-- BEGIN --

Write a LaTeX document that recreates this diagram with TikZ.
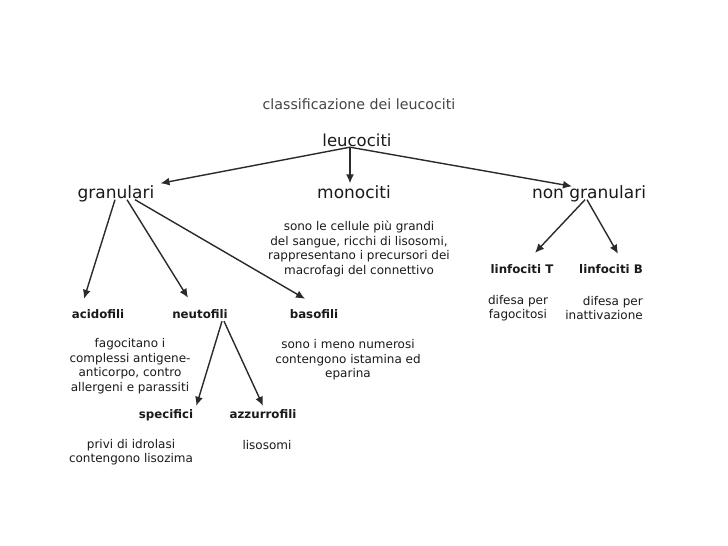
\documentclass[tikz,border=0pt]{standalone}
\usepackage{fontspec}
\setmainfont{DejaVu Sans}
\usetikzlibrary{arrows.meta}
\definecolor{ink}{HTML}{1A1A1A}
\definecolor{titlegray}{HTML}{454545}
\definecolor{linegray}{HTML}{2A2A2A}
\tikzset{
  lbl/.style={inner sep=0pt, text=ink, text height=0.76em, text depth=0.24em},
  body/.style={inner sep=0pt, text=ink, align=center, font=\fontsize{12}{14.6}\selectfont},
  big/.style={lbl, font=\fontsize{17}{20}\selectfont},
  sub/.style={lbl, font=\fontsize{11.8}{14}\selectfont\bfseries},
  arr/.style={draw=linegray, line width=1.4pt, -{Latex[length=9pt,width=8pt]}}
}
\begin{document}
\begin{tikzpicture}[x=1pt,y=-1pt]
\useasboundingbox[fill=white] (0,0) rectangle (728,546);
% title
\node[lbl, text=titlegray, font=\fontsize{14.2}{17}\selectfont] (title) at (359,107) {classificazione dei leucociti};
\node[lbl, font=\fontsize{16.5}{20}\selectfont] (leuc) at (357,144) {leucociti};
\coordinate (hub) at ([xshift=-7pt,yshift=2pt]leuc.south);
% level 1
\node[big] (gran) at (116,196) {granulari};
\node[big] (mono) at (354,196) {monociti};
\node[big] (nongran) at (589,196) {non granulari};
\node[body] (monodesc) at (359,249) {sono le cellule più grandi\\del sangue, ricchi di lisosomi,\\rappresentano i precursori dei\\macrofagi del connettivo};
% level 2
\node[sub] (acid) at (98,316) {acidofili};
\node[sub] (neuto) at (200,316) {neutofili};
\node[sub] (baso) at (314,316) {basofili};
\node[body] (aciddesc) at (130,366) {fagocitano i\\complessi antigene-\\anticorpo, contro\\allergeni e parassiti};
\node[body] (basodesc) at (348,360) {sono i meno numerosi\\contengono istamina ed\\eparina};
\node[sub] (linT) at (522,271) {linfociti T};
\node[sub] (linB) at (611,271) {linfociti B};
\node[body] (linTdesc) at (518,308) {difesa per\\fagocitosi};
\node[body, align=right, anchor=east] (linBdesc) at (643,308) {difesa per\\inattivazione};
% level 3
\node[sub] (spec) at (166,416) {specifici};
\node[sub] (azz) at (263,416) {azzurrofili};
\node[body] (specdesc) at (131,452) {privi di idrolasi\\contengono lisozima};
\node[body] (azzdesc) at (267,445) {lisosomi};
% connectors
\draw[arr] (hub) -- ([xshift=6pt,yshift=7.5pt]gran.north east);
\draw[arr] (hub) -- ([xshift=-4pt,yshift=7.5pt]mono.north);
\draw[arr] (hub) -- ([xshift=-17pt,yshift=4.5pt]nongran.north);
\draw[arr] ([xshift=-1pt,yshift=1.5pt]gran.south) -- ([xshift=-14pt,yshift=12pt]acid.north);
\draw[arr] ([xshift=11pt,yshift=1.5pt]gran.south) -- ([xshift=-12pt,yshift=13pt]neuto.north);
\draw[arr] ([xshift=19pt,yshift=1.5pt]gran.south) -- ([xshift=-9pt,yshift=12pt]baso.north);
\draw[arr] ([xshift=22pt]neuto.south) -- ([xshift=3pt,yshift=5pt]spec.north east);
\draw[arr] ([xshift=24pt]neuto.south) -- ([yshift=5pt]azz.north);
\draw[arr] ([xshift=-4pt,yshift=1.5pt]nongran.south) -- ([xshift=13pt,yshift=13pt]linT.north);
\draw[arr] ([xshift=-2pt,yshift=1.5pt]nongran.south) -- ([xshift=7pt,yshift=12pt]linB.north);
\end{tikzpicture}
\end{document}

-- END --

## [WRITTEN TASK]
Omit the pictures and output all of the other material exactly.

## [FINISHED ANSWER]
Write a LaTeX document that recreates this diagram with TikZ.
\documentclass[tikz,border=0pt]{standalone}
\usepackage{fontspec}
\setmainfont{DejaVu Sans}
\usetikzlibrary{arrows.meta}
\definecolor{ink}{HTML}{1A1A1A}
\definecolor{titlegray}{HTML}{454545}
\definecolor{linegray}{HTML}{2A2A2A}
\tikzset{
  lbl/.style={inner sep=0pt, text=ink, text height=0.76em, text depth=0.24em},
  body/.style={inner sep=0pt, text=ink, align=center, font=\fontsize{12}{14.6}\selectfont},
  big/.style={lbl, font=\fontsize{17}{20}\selectfont},
  sub/.style={lbl, font=\fontsize{11.8}{14}\selectfont\bfseries},
  arr/.style={draw=linegray, line width=1.4pt, -{Latex[length=9pt,width=8pt]}}
}
\begin{document}
\begin{tikzpicture}[x=1pt,y=-1pt]
\useasboundingbox[fill=white] (0,0) rectangle (728,546);
% title
\node[lbl, text=titlegray, font=\fontsize{14.2}{17}\selectfont] (title) at (359,107) {classificazione dei leucociti};
\node[lbl, font=\fontsize{16.5}{20}\selectfont] (leuc) at (357,144) {leucociti};
\coordinate (hub) at ([xshift=-7pt,yshift=2pt]leuc.south);
% level 1
\node[big] (gran) at (116,196) {granulari};
\node[big] (mono) at (354,196) {monociti};
\node[big] (nongran) at (589,196) {non granulari};
\node[body] (monodesc) at (359,249) {sono le cellule più grandi\\del sangue, ricchi di lisosomi,\\rappresentano i precursori dei\\macrofagi del connettivo};
% level 2
\node[sub] (acid) at (98,316) {acidofili};
\node[sub] (neuto) at (200,316) {neutofili};
\node[sub] (baso) at (314,316) {basofili};
\node[body] (aciddesc) at (130,366) {fagocitano i\\complessi antigene-\\anticorpo, contro\\allergeni e parassiti};
\node[body] (basodesc) at (348,360) {sono i meno numerosi\\contengono istamina ed\\eparina};
\node[sub] (linT) at (522,271) {linfociti T};
\node[sub] (linB) at (611,271) {linfociti B};
\node[body] (linTdesc) at (518,308) {difesa per\\fagocitosi};
\node[body, align=right, anchor=east] (linBdesc) at (643,308) {difesa per\\inattivazione};
% level 3
\node[sub] (spec) at (166,416) {specifici};
\node[sub] (azz) at (263,416) {azzurrofili};
\node[body] (specdesc) at (131,452) {privi di idrolasi\\contengono lisozima};
\node[body] (azzdesc) at (267,445) {lisosomi};
% connectors
\draw[arr] (hub) -- ([xshift=6pt,yshift=7.5pt]gran.north east);
\draw[arr] (hub) -- ([xshift=-4pt,yshift=7.5pt]mono.north);
\draw[arr] (hub) -- ([xshift=-17pt,yshift=4.5pt]nongran.north);
\draw[arr] ([xshift=-1pt,yshift=1.5pt]gran.south) -- ([xshift=-14pt,yshift=12pt]acid.north);
\draw[arr] ([xshift=11pt,yshift=1.5pt]gran.south) -- ([xshift=-12pt,yshift=13pt]neuto.north);
\draw[arr] ([xshift=19pt,yshift=1.5pt]gran.south) -- ([xshift=-9pt,yshift=12pt]baso.north);
\draw[arr] ([xshift=22pt]neuto.south) -- ([xshift=3pt,yshift=5pt]spec.north east);
\draw[arr] ([xshift=24pt]neuto.south) -- ([yshift=5pt]azz.north);
\draw[arr] ([xshift=-4pt,yshift=1.5pt]nongran.south) -- ([xshift=13pt,yshift=13pt]linT.north);
\draw[arr] ([xshift=-2pt,yshift=1.5pt]nongran.south) -- ([xshift=7pt,yshift=12pt]linB.north);
\end{tikzpicture}
\end{document}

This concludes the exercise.